Support outside of the classroom
Disability Support Services (DSS)
Any student who may need an accommodation based on the potential impact of a disability should contact the Disability Support Services office at 202-994-8250 in Rome Hall, Suite 102, to establish eligibility and to coordinate reasonable accommodations. For additional information please refer to the Disability Support Services website.
University Counseling Center (UCC)
The University Counseling Center (UCC) offers 24/7 assistance and referral to address students’ personal, social, career, and study skills problems. Services for students include:
- crisis and emergency mental health consultations
- confidential assessment, counseling services (individual and small group), and referrals
All examinations, papers, assignments, and graded work products are to be completed in conformance with the George Washington University Code of Academic Integrity.
Observance of religious holidays
In accordance with University policy, students should notify faculty during the first week of the semester of their intention to be absent from class on their day(s) of religious observance.

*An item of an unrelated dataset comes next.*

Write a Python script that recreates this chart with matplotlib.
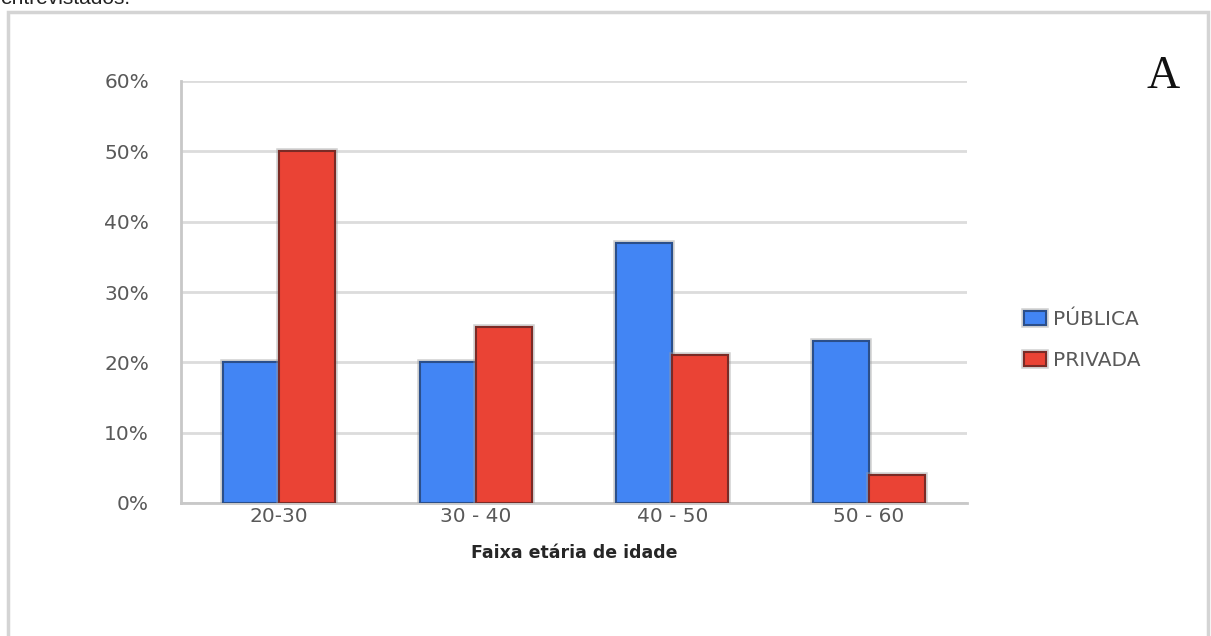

End-of-Semester Reviews, Undergraduate Design Department
Student participation and attendance at End-of-Semester Reviews are mandatory. Freshman, Sophomore, Junior, and Senior Undergraduate Design students participate and attend End of Semester Reviews in both the Fall and Spring semesters. Undergraduate Design Department End of Semester Reviews are scheduled for the last day of each core designs studio course. There are grade penalties for students who do not participate and attend End of Semester Reviews. Students who do not participate and attend End-of-Semester Reviews will receive a full-grade deduction from their overall semester grade in their core design studio course.